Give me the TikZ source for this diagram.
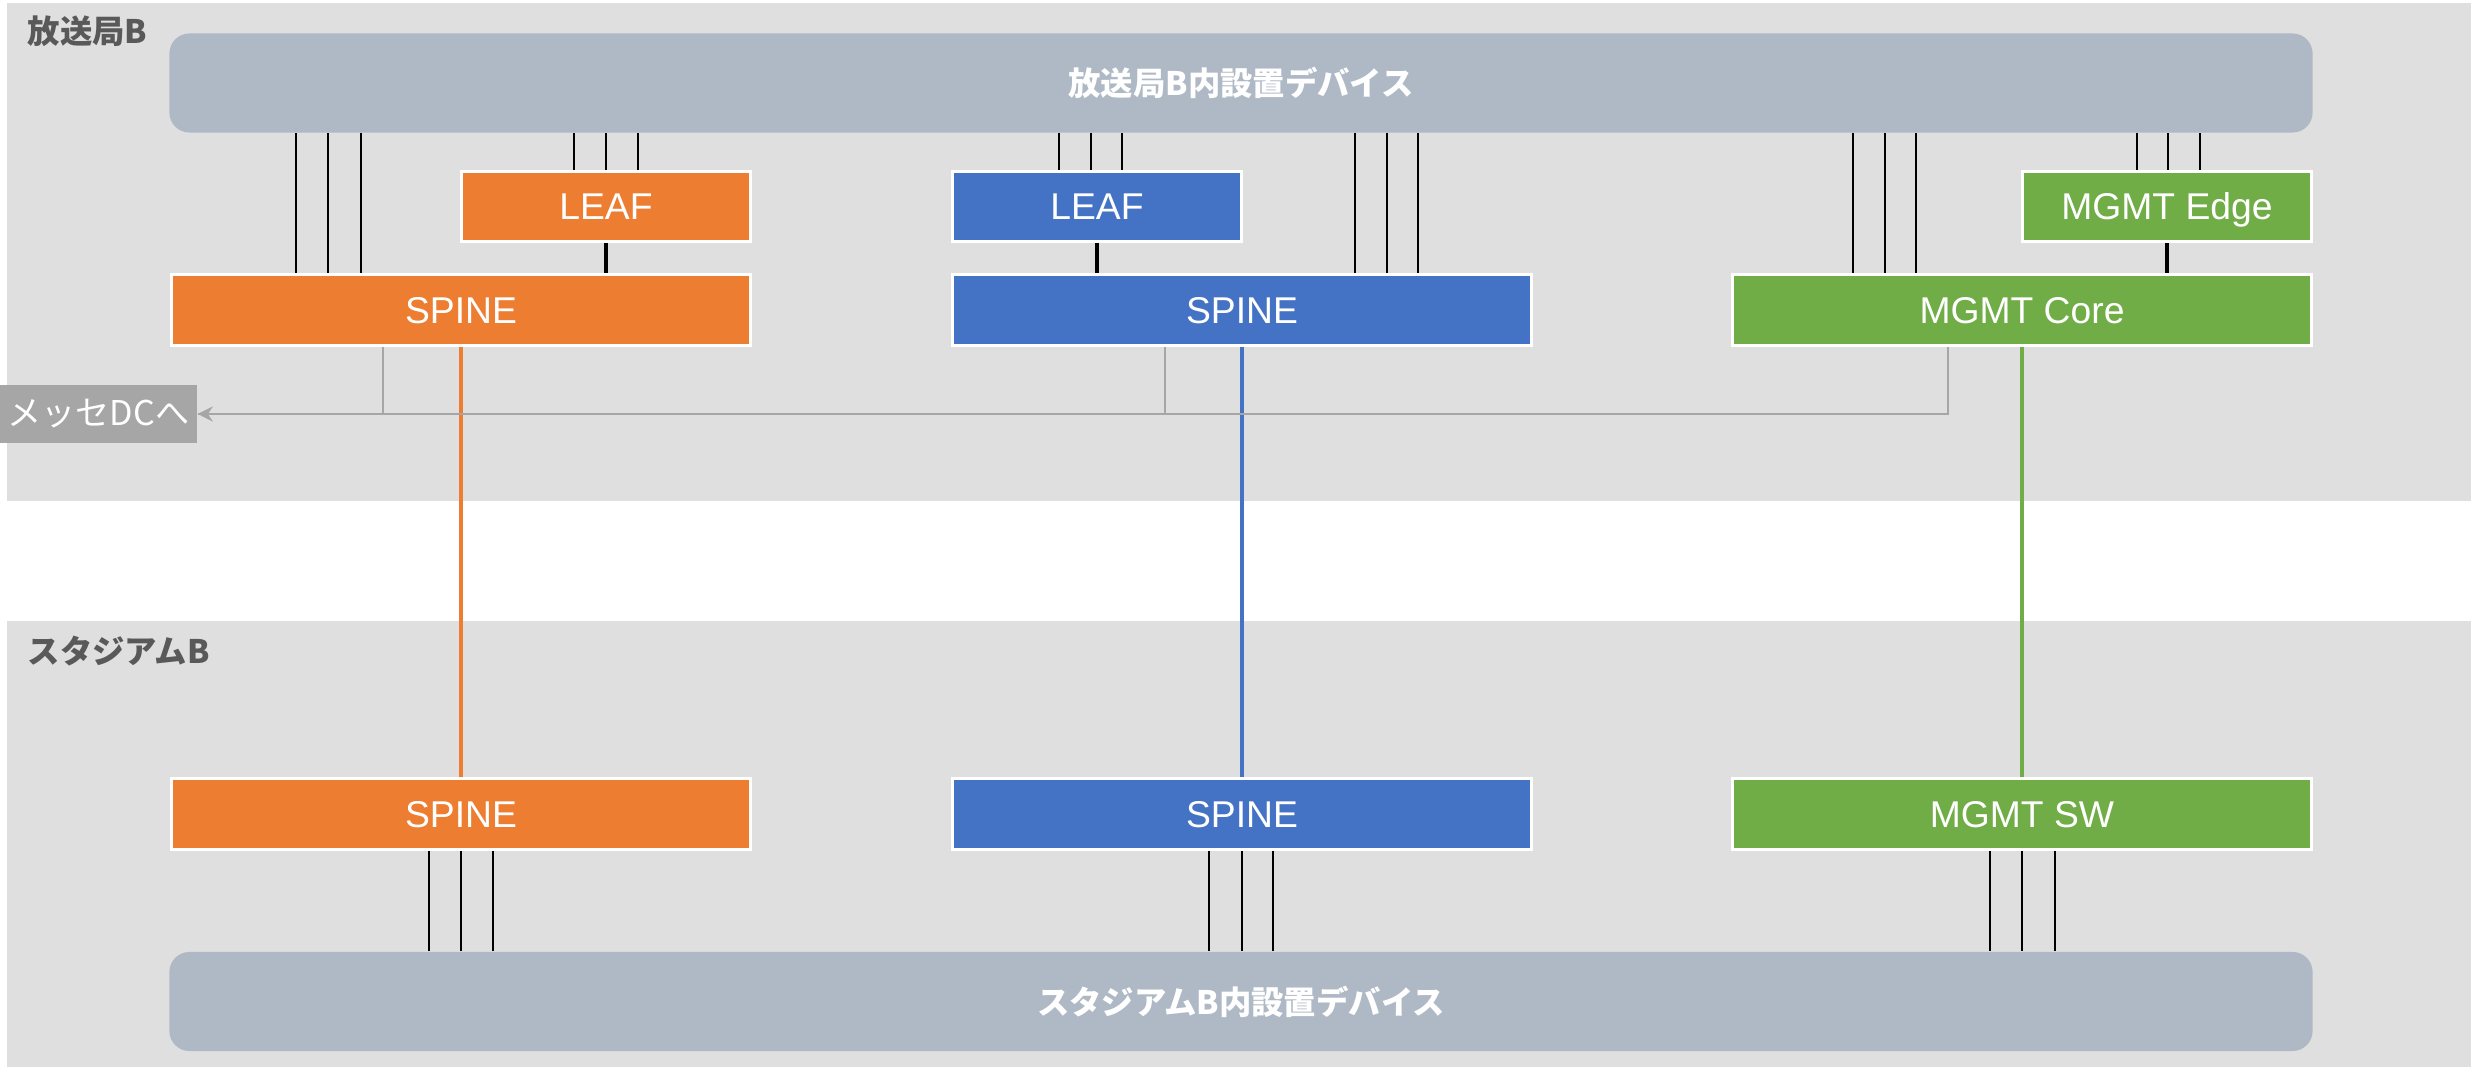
\documentclass[tikz,border=0pt]{standalone}
\usepackage{fontspec}
\setmainfont{Liberation Sans}
\newfontfamily\jp{Noto Sans CJK JP}
\usetikzlibrary{arrows.meta}
\definecolor{cOr}{HTML}{ED7D31}
\definecolor{cBl}{HTML}{4472C4}
\definecolor{cGr}{HTML}{70AD47}
\definecolor{cDev}{HTML}{AFB9C6}
\definecolor{cPanel}{HTML}{DFDFDF}
\definecolor{cTitle}{HTML}{595959}
\definecolor{cGray}{HTML}{A6A6A6}
\pgfdeclarelayer{panel}
\pgfdeclarelayer{links}
\pgfsetlayers{panel,links,main}
\begin{document}
\begin{tikzpicture}[x=0.01cm,y=-0.01cm,
  box/.style={draw=white, line width=0.03cm, text=white, inner sep=0pt,
    text height=7.6pt, text depth=0pt,
    font=\fontsize{10.6pt}{12pt}\selectfont},
  leafbox/.style={box, minimum width=2.88cm, minimum height=0.70cm},
  spinebox/.style={box, minimum width=5.79cm, minimum height=0.71cm},
  devbox/.style={fill=cDev, rounded corners=0.2cm, text=white, inner sep=0pt,
    minimum width=21.42cm, minimum height=0.99cm,
    font=\jp\bfseries\fontsize{9.2pt}{11pt}\selectfont},
  titletext/.style={anchor=west, inner sep=0pt, text=cTitle,
    font=\jp\bfseries\fontsize{9.2pt}{11pt}\selectfont},
  messebox/.style={fill=cGray, text=white, inner sep=0pt,
    minimum width=1.97cm, minimum height=0.58cm,
    font=\jp\fontsize{9.7pt}{11pt}\selectfont},
  blk/.style={draw=black, line width=0.02cm},
  thk/.style={draw=black, line width=0.045cm},
  vlink/.style={line width=0.035cm},
  glink/.style={draw=cGray, line width=0.028cm}
]
\useasboundingbox (0,0) rectangle (2471,1067);

% panels
\begin{pgfonlayer}{panel}
\fill[cPanel] (7,3) rectangle (2471,501);
\fill[cPanel] (7,621) rectangle (2471,1067);
\end{pgfonlayer}

\node[titletext] (t1) at (27,31) {放送局B};
\node[titletext] (t2) at (27,651) {スタジアムB};

% devices
\node[devbox] (dev1) at (1241,83) {放送局B内設置デバイス};
\node[devbox] (dev2) at (1241,1001.5) {スタジアムB内設置デバイス};

% top row
\node[leafbox, fill=cOr] (lo) at (606,206.5) {LEAF};
\node[leafbox, fill=cBl] (lb) at (1097,206.5) {LEAF};
\node[leafbox, fill=cGr] (le) at (2167,206.5) {MGMT Edge};

\node[spinebox, fill=cOr] (so1) at (461,310) {SPINE};
\node[spinebox, fill=cBl] (sb1) at (1242,310) {SPINE};
\node[spinebox, fill=cGr] (gc1) at (2022,310) {MGMT Core};

% bottom row
\node[spinebox, fill=cOr] (so2) at (461,814) {SPINE};
\node[spinebox, fill=cBl] (sb2) at (1242,814) {SPINE};
\node[spinebox, fill=cGr] (gs2) at (2022,814) {MGMT SW};

% messe
\node[messebox] (messe) at (98.5,414) {メッセDCへ};

\begin{pgfonlayer}{links}
\foreach \x in {296,328,361} \draw[blk] (dev1.south -| \x,0) -- (so1.north -| \x,0);
\foreach \x in {574,606,638} \draw[blk] (dev1.south -| \x,0) -- (lo.north -| \x,0);
\foreach \x in {1059,1091,1122} \draw[blk] (dev1.south -| \x,0) -- (lb.north -| \x,0);
\foreach \x in {1355,1387,1418} \draw[blk] (dev1.south -| \x,0) -- (sb1.north -| \x,0);
\foreach \x in {1853,1885,1916} \draw[blk] (dev1.south -| \x,0) -- (gc1.north -| \x,0);
\foreach \x in {2137,2168,2200} \draw[blk] (dev1.south -| \x,0) -- (le.north -| \x,0);

\draw[thk] (lo.south) -- (so1.north -| lo.south);
\draw[thk] (lb.south) -- (sb1.north -| lb.south);
\draw[thk] (le.south) -- (gc1.north -| le.south);

\draw[vlink, draw=cOr] (so1.south) -- (so2.north);
\draw[vlink, draw=cBl] (sb1.south) -- (sb2.north);
\draw[vlink, draw=cGr] (gc1.south) -- (gs2.north);

\draw[glink] (so1.south -| 383,0) |- (messe.east);
\draw[glink] (sb1.south -| 1165,0) |- (messe.east);
\draw[glink, -{Stealth[length=0.15cm, width=0.15cm]}] (gc1.south -| 1948,0) |- (messe.east);

\foreach \x in {429,461,493} \draw[blk] (so2.south -| \x,0) -- (dev2.north -| \x,0);
\foreach \x in {1209,1242,1273} \draw[blk] (sb2.south -| \x,0) -- (dev2.north -| \x,0);
\foreach \x in {1990,2022,2055} \draw[blk] (gs2.south -| \x,0) -- (dev2.north -| \x,0);
\end{pgfonlayer}
\end{tikzpicture}
\end{document}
________
### PROMPT
Set every line down exactly as written, leaving each picture out.

### EXERCISE RESPONSE
Give me the TikZ source for this diagram.
\documentclass[tikz,border=0pt]{standalone}
\usepackage{fontspec}
\setmainfont{Liberation Sans}
\newfontfamily\jp{Noto Sans CJK JP}
\usetikzlibrary{arrows.meta}
\definecolor{cOr}{HTML}{ED7D31}
\definecolor{cBl}{HTML}{4472C4}
\definecolor{cGr}{HTML}{70AD47}
\definecolor{cDev}{HTML}{AFB9C6}
\definecolor{cPanel}{HTML}{DFDFDF}
\definecolor{cTitle}{HTML}{595959}
\definecolor{cGray}{HTML}{A6A6A6}
\pgfdeclarelayer{panel}
\pgfdeclarelayer{links}
\pgfsetlayers{panel,links,main}
\begin{document}
\begin{tikzpicture}[x=0.01cm,y=-0.01cm,
  box/.style={draw=white, line width=0.03cm, text=white, inner sep=0pt,
    text height=7.6pt, text depth=0pt,
    font=\fontsize{10.6pt}{12pt}\selectfont},
  leafbox/.style={box, minimum width=2.88cm, minimum height=0.70cm},
  spinebox/.style={box, minimum width=5.79cm, minimum height=0.71cm},
  devbox/.style={fill=cDev, rounded corners=0.2cm, text=white, inner sep=0pt,
    minimum width=21.42cm, minimum height=0.99cm,
    font=\jp\bfseries\fontsize{9.2pt}{11pt}\selectfont},
  titletext/.style={anchor=west, inner sep=0pt, text=cTitle,
    font=\jp\bfseries\fontsize{9.2pt}{11pt}\selectfont},
  messebox/.style={fill=cGray, text=white, inner sep=0pt,
    minimum width=1.97cm, minimum height=0.58cm,
    font=\jp\fontsize{9.7pt}{11pt}\selectfont},
  blk/.style={draw=black, line width=0.02cm},
  thk/.style={draw=black, line width=0.045cm},
  vlink/.style={line width=0.035cm},
  glink/.style={draw=cGray, line width=0.028cm}
]
\useasboundingbox (0,0) rectangle (2471,1067);

% panels
\begin{pgfonlayer}{panel}
\fill[cPanel] (7,3) rectangle (2471,501);
\fill[cPanel] (7,621) rectangle (2471,1067);
\end{pgfonlayer}

\node[titletext] (t1) at (27,31) {放送局B};
\node[titletext] (t2) at (27,651) {スタジアムB};

% devices
\node[devbox] (dev1) at (1241,83) {放送局B内設置デバイス};
\node[devbox] (dev2) at (1241,1001.5) {スタジアムB内設置デバイス};

% top row
\node[leafbox, fill=cOr] (lo) at (606,206.5) {LEAF};
\node[leafbox, fill=cBl] (lb) at (1097,206.5) {LEAF};
\node[leafbox, fill=cGr] (le) at (2167,206.5) {MGMT Edge};

\node[spinebox, fill=cOr] (so1) at (461,310) {SPINE};
\node[spinebox, fill=cBl] (sb1) at (1242,310) {SPINE};
\node[spinebox, fill=cGr] (gc1) at (2022,310) {MGMT Core};

% bottom row
\node[spinebox, fill=cOr] (so2) at (461,814) {SPINE};
\node[spinebox, fill=cBl] (sb2) at (1242,814) {SPINE};
\node[spinebox, fill=cGr] (gs2) at (2022,814) {MGMT SW};

% messe
\node[messebox] (messe) at (98.5,414) {メッセDCへ};

\begin{pgfonlayer}{links}
\foreach \x in {296,328,361} \draw[blk] (dev1.south -| \x,0) -- (so1.north -| \x,0);
\foreach \x in {574,606,638} \draw[blk] (dev1.south -| \x,0) -- (lo.north -| \x,0);
\foreach \x in {1059,1091,1122} \draw[blk] (dev1.south -| \x,0) -- (lb.north -| \x,0);
\foreach \x in {1355,1387,1418} \draw[blk] (dev1.south -| \x,0) -- (sb1.north -| \x,0);
\foreach \x in {1853,1885,1916} \draw[blk] (dev1.south -| \x,0) -- (gc1.north -| \x,0);
\foreach \x in {2137,2168,2200} \draw[blk] (dev1.south -| \x,0) -- (le.north -| \x,0);

\draw[thk] (lo.south) -- (so1.north -| lo.south);
\draw[thk] (lb.south) -- (sb1.north -| lb.south);
\draw[thk] (le.south) -- (gc1.north -| le.south);

\draw[vlink, draw=cOr] (so1.south) -- (so2.north);
\draw[vlink, draw=cBl] (sb1.south) -- (sb2.north);
\draw[vlink, draw=cGr] (gc1.south) -- (gs2.north);

\draw[glink] (so1.south -| 383,0) |- (messe.east);
\draw[glink] (sb1.south -| 1165,0) |- (messe.east);
\draw[glink, -{Stealth[length=0.15cm, width=0.15cm]}] (gc1.south -| 1948,0) |- (messe.east);

\foreach \x in {429,461,493} \draw[blk] (so2.south -| \x,0) -- (dev2.north -| \x,0);
\foreach \x in {1209,1242,1273} \draw[blk] (sb2.south -| \x,0) -- (dev2.north -| \x,0);
\foreach \x in {1990,2022,2055} \draw[blk] (gs2.south -| \x,0) -- (dev2.north -| \x,0);
\end{pgfonlayer}
\end{tikzpicture}
\end{document}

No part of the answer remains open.